The objective of this study is to test the hypothesis that time plasticity (parameter d from 3-D modeling) is influenced by tableting speed. Tablets were produced at different maximum relative densities (rho(rel, max)) on an instrumented eccentric tableting machine and on a linear rotary tableting machine replicator. Some 3-D data plots were prepared using pressure, normalized time, and porosity according to Heckel. After fitting of a twisted plane, the resulting parameters were analyzed in a 3-D parameter plot. The materials used were dicalcium phosphate dihydrate (DCPD), spray-dried lactose, microcrystalline cellulose (MCC), hydroxypropyl methylcellulose (HPMC), kappa-carrageenan (CAR), and theophylline monohydrate (TheoM).
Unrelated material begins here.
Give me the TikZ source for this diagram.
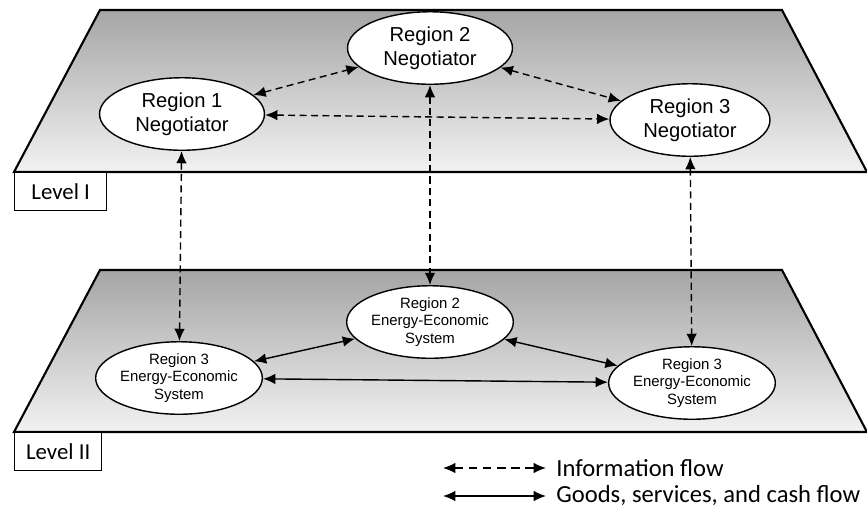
\documentclass[tikz,border=0pt]{standalone}
\usepackage{fontspec}
\setmainfont{Liberation Sans}
\newfontfamily\calib{Carlito}
\usetikzlibrary{shapes.geometric,arrows.meta}

\tikzset{
  plane/.style={draw, line width=1.2pt, top color={rgb,255:red,165;green,165;blue,165}, bottom color={rgb,255:red,242;green,242;blue,242}},
  negot/.style={ellipse, draw, thick, fill=white, minimum width=3.3cm, minimum height=1.45cm, align=center, font=\fontsize{11.5}{13.5}\selectfont, inner sep=0pt},
  enecon/.style={ellipse, draw, thick, fill=white, minimum width=3.2cm, minimum height=1.45cm, align=center, font=\fontsize{8.5}{10}\selectfont, inner sep=0pt},
  lvl/.style={draw, thick, fill=white, anchor=north west, inner sep=3pt, font=\calib\fontsize{13}{15}\selectfont},
  info/.style={thick, dash pattern=on 4pt off 2.5pt, {Latex[length=7pt,width=6pt]}-{Latex[length=7pt,width=6pt]}},
  goods/.style={thick, {Latex[length=7pt,width=6pt]}-{Latex[length=7pt,width=6pt]}}
}

\begin{document}
\begin{tikzpicture}[x=0.02cm,y=-0.02cm]
\useasboundingbox (0,0) rectangle (867,512);

% Level I plane
\draw [plane] (100,10) -- (782,10) -- (867,172) -- (14,172) -- cycle;
\node[lvl, minimum width=1.84cm, minimum height=0.76cm] (lvlI) at (14,172) {Level I};

% Level II plane
\draw [plane] (100,270) -- (782,270) -- (867,432) -- (14,432) -- cycle;
\node[lvl, minimum width=1.74cm, minimum height=0.76cm] (lvlII) at (14,432) {Level II};

% negotiators
\node[negot] (neg2) at (430,48) {Region 2\\Negotiator};
\node[negot] (neg1) at (182,114) {Region 1\\Negotiator};
\node[negot, minimum width=3.2cm] (neg3) at (690,120) {Region 3\\Negotiator};

% energy-economic systems
\node[enecon] (ees2) at (430,322) {Region 2\\Energy-Economic\\System};
\node[enecon] (ees1) at (179,378) {Region 3\\Energy-Economic\\System};
\node[enecon, minimum width=3.0cm] (ees3) at (692,383) {Region 3\\Energy-Economic\\System};

% information flow
\draw [info] (neg1) -- (neg2);
\draw [info] (neg2) -- (neg3);
\draw [info] (neg1) -- (neg3);
\draw [info] (neg1) -- (ees1);
\draw [info] (neg2) -- (ees2);
\draw [info] (neg3) -- (ees3);

% goods, services and cash flow
\draw [goods] (ees1) -- (ees2);
\draw [goods] (ees2) -- (ees3);
\draw [goods] (ees1) -- (ees3);

% legend
\coordinate (ia) at (443,468);
\coordinate (ib) at (546,468);
\coordinate (ga) at (443,496);
\coordinate (gb) at (546,496);
\draw [info, dash pattern=on 5pt off 3pt] (ia) -- (ib);
\draw [goods] (ga) -- (gb);
\node[anchor=west, inner sep=0pt, font=\calib\fontsize{14}{16}\selectfont] (infotxt) at (556,468) {Information flow};
\node[anchor=west, inner sep=0pt, font=\calib\fontsize{14}{16}\selectfont] (goodstxt) at (556,496) {Goods, services, and cash flow};
\end{tikzpicture}
\end{document}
The results show that tableting speed especially influences the parameter d (time plasticity) of the 3-D model for plastically and viscoelastically deforming materials such as MCC, HPMC, CAR, and TheoM. For more plastically deforming materials such as MCC, HPMC, and TheoM, a subtle influence on omega is also visible. The stages of higher densification are affected more than the stages of lower densification. Brittle materials such as DCPD exhibit no influence of tableting speed. The influence of speed on spray-dried lactose is minor. The results are valid for data obtained from an eccentric tableting machine and also for data from a linear rotary tableting machine replicator. Thus, the empirically derived parameter time plasticity d really represents the influence of time.